Rajoy, leader of the centre-right People's Party (PP) fell short of votes as he received only 170 ayes from the 350-strong assembly. He needed a minimum of 176 votes to form the government.
He failed to secure the support of the opposition Socialists party, who voted unanimously against him, besides the regional parities from the Basque Country and Catalonia. He got the backing of the anti-corruption Ciudadanos (Citizens) party and a small party from the Canary Islands, according to a Reuters report.
Spain faced a political deadlock when it went for polls in December 2015 which resulted in a hung parliament. Since the four main parties failed to agree on forming a coalition government, the country voted for the second time within a span of six months.
Rajoy, who came to power in 2011, still has a chance to become Spanish prime minister when he faces a second vote on Friday (2 September). He will need a simple majority to form a PP-led minority government provided one or more of the other parties – 11 voters in total – abstain from voting.
"Given the situation we are in, after two elections and the threat of a third election which you seem to want, I ask you to abstain," Rajoy told the parliament on Wednesday (31 August).
However, he could face a loss if the opposition Socialist party do not give up.

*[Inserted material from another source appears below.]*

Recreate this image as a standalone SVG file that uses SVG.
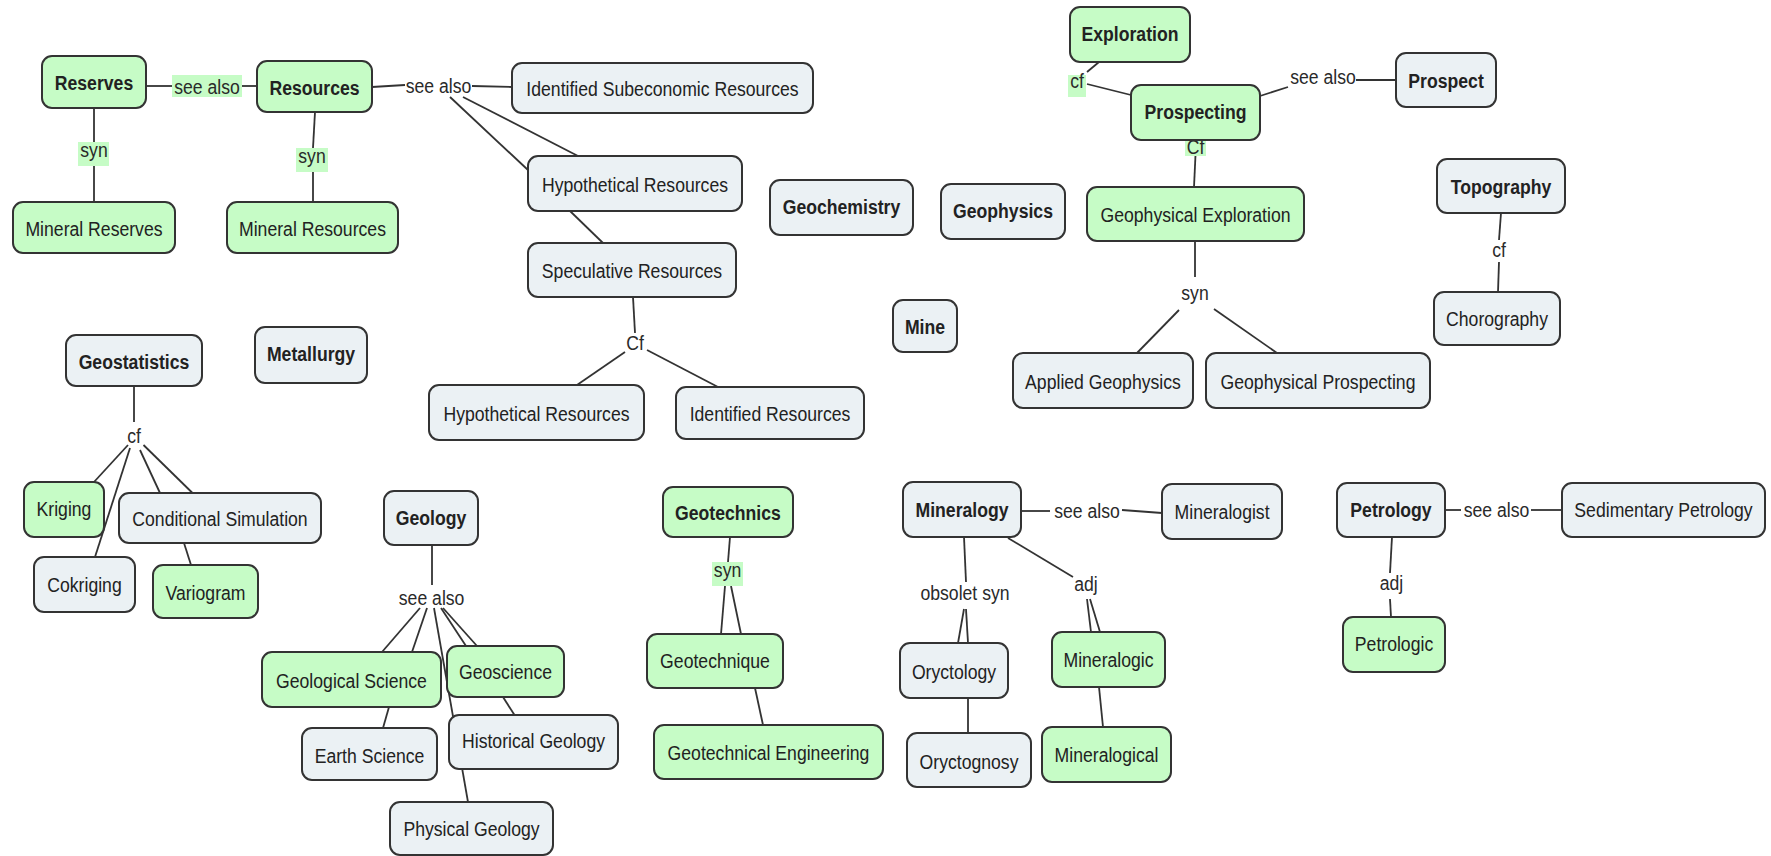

This would give Rajoy another two months to try and form a government before prompting another election in December.
He called on the opposition Socialist leader Pedro Sanchez to refrain from voting saying: "We can't keep on having election after election until there is an outcome for a government that Mr Sanchez likes."
Sanchez has accused Rajoy for getting caught up in a series of corruption scandal. But Rajoy told the parliament he wanted support from everyone to form a government so that he could help steer Spain's economy back from its brink of meltdown and play a leading role in the EU.